Year LXIII, 2021, Single Issue, Page 48
RUSSIA AND CHINA UNITED IN PURSUIT OF A
NEW WORLD ORDER
In the winter of 2013-14, the Ukrainian president refused to sign an Association Agreement with the EU, his government preferring, instead, to begin negotiating what was seen as a more attractive economic and financial agreement with Moscow. That decision opened up a split in the country between those in support of association with the EU and those in favour of an agreement with Russia. At that point, the rich Donbas region, which has a largely Russian ethnic population, declared its independence, with Russia’s full support. This marked the start of a war, never openly declared, between the regular Ukrainian army and the country’s separatist forces — a war that, over the past eight years, has killed over 14,000 people, mainly civilians, and led over 1,500,000 citizens to flee the region, around 900,000 making for Russia. Moscow’s subsequent decision, in 2014, to “take back” Crimea, absorbing it into the Russian Federation through a referendum, further exacerbated the tensions with Ukraine and the Western world. On that occasion, Russia was targeted by a series of economic and financial sanctions proposed by the US government (under Obama) and supported by the EU.
In January 2022, the crisis in Ukraine flared up again dramatically as a result of Russia’s determination to prevent Ukraine from joining NATO, with Moscow prepared to resort to whatever means necessary in order to achieve this end. Indeed, Russia considers it absolutely vital to oppose the enlargement of NATO to countries that were once allies or satellites of the USSR.[1] In recent years, the USA has invited the governments of Moldova and Georgia to apply for membership of NATO, while other nations, most recently Ukraine, have submitted requests directly. All these are nations that were formerly an integral part of the territory of the USSR. Moreover, it is worth remembering that Finland (a nation that has always declared itself neutral) is now also considering applying to the US government[2] to become a member. Were these countries indeed to become members of the alliance, Russia would find itself with NATO troops and bases situated right on its borders; in this scenario, it would no longer be able to count on the presence of the buffer states that have represented, since the end of WWII (or the Great Patriotic War to use the Russian, and previously Soviet, term), a boundary that, in Moscow’s thinking, must remain an insurmountable limit.

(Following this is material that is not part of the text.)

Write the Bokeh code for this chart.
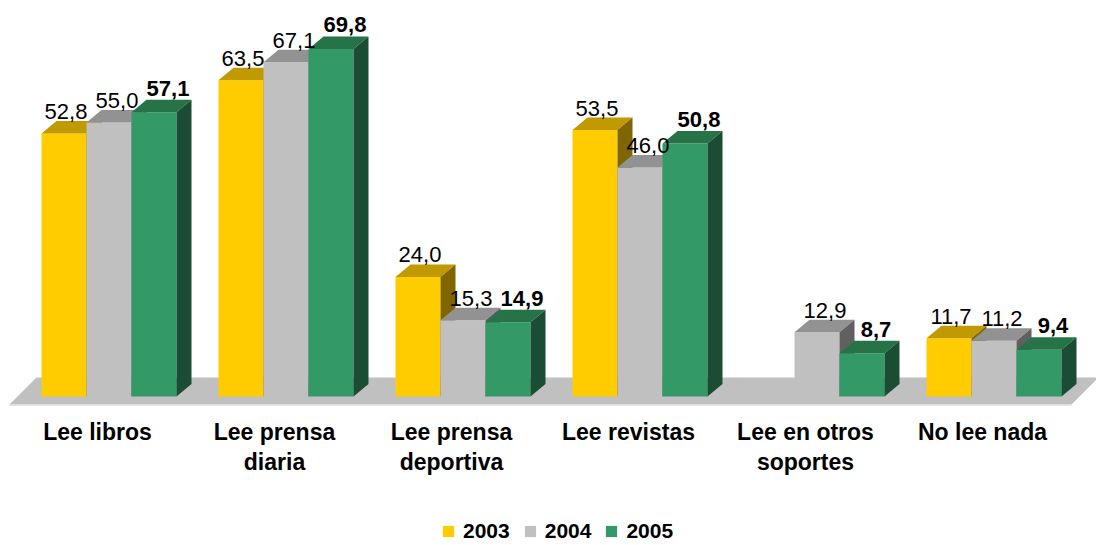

In actual fact, this limit has already been violated, when Estonia and Latvia joined NATO in 2004, but back then, Putin was still defining the new order of his country; also, in the wake of more than a decade of deep internal crises, Russia was weak in terms of its foreign policy capabilities.
The years immediately following the collapse of the Soviet Union were the most agonising for Russia; during that period the need to define a new order based on a new internal balance of power took precedence over all other issues. It took more than a decade to redefine the borders of the new Russia after the breakup of the USSR, which had resulted in the birth of thirteen new independent republics whose borders needed to be established and among which the treasury of Soviet Union’s central bank, as well as its nuclear and traditional arsenals, had to be divided. This is a period that saw Russia, in the wake of secessionist struggles in Ossetia and Chechnya, also engaged in thwarting attempted coups and bloodily quelling new secessionist conflicts in the Caucasus. All these issues overlapped with the internal power struggle in Moscow that, after the departure of Gorbachev and Yeltsin’s rise and fall, finally culminated in the rise of Vladimir Putin.
By the outbreak of the Ukrainian crisis of 2013-14, Russia’s internal situation had stabilised. It now had a clearly defined power structure and Moscow was able to exercise its foreign policy with newfound authoritativeness. The Russian government’s response to the sanctions imposed by the West was to initiate increasingly close and binding agreements with China in the economic, energy and military fields, something that a few years earlier would have been quite unthinkable.
The international situation, too, had changed dramatically. Russia’s difficult years coincided with China’s evolution into a major economic power able to wield — then, and even more so today — huge political and military influence in vast regions of Asia and Africa. Furthermore, the West’s widespread practice of relocating industrial activities to China has, over time, given China the power to control the manufacture of entire product lines, used the world over. Thus, in addition to the military strength at its disposal, China can also leverage its considerable industrial strength; it can even go so far as to wage economic wars by reducing (or increasing, in line with its own interests) the sale and export of certain goods, in the automotive and IT sectors for example, on which European industry depends.
The Movement Towards a New Balance of Power: Russia and China as Foreign Policy Allies.
Political instability in the 1990s, resulting from the dissolution of the USSR, led China to set up, in 1996, the Shanghai Five, an organisation comprising, in addition to China, the Russian Federation and three young ex-Soviet republics with which China borders: Kazakhstan, Tajikistan and Kyrgyzstan. Its main objective was to foster cooperation in the economic, political and military fields in order to counter separatism and terrorism in Central Asia. Over the years, the organisation grew — in 2001 it was re-founded as the Shanghai Cooperation Organisation (SCO) whose members also include Uzbekistan, India and Pakistan —, and today it also seeks to mediate in disputes between its members states.[3]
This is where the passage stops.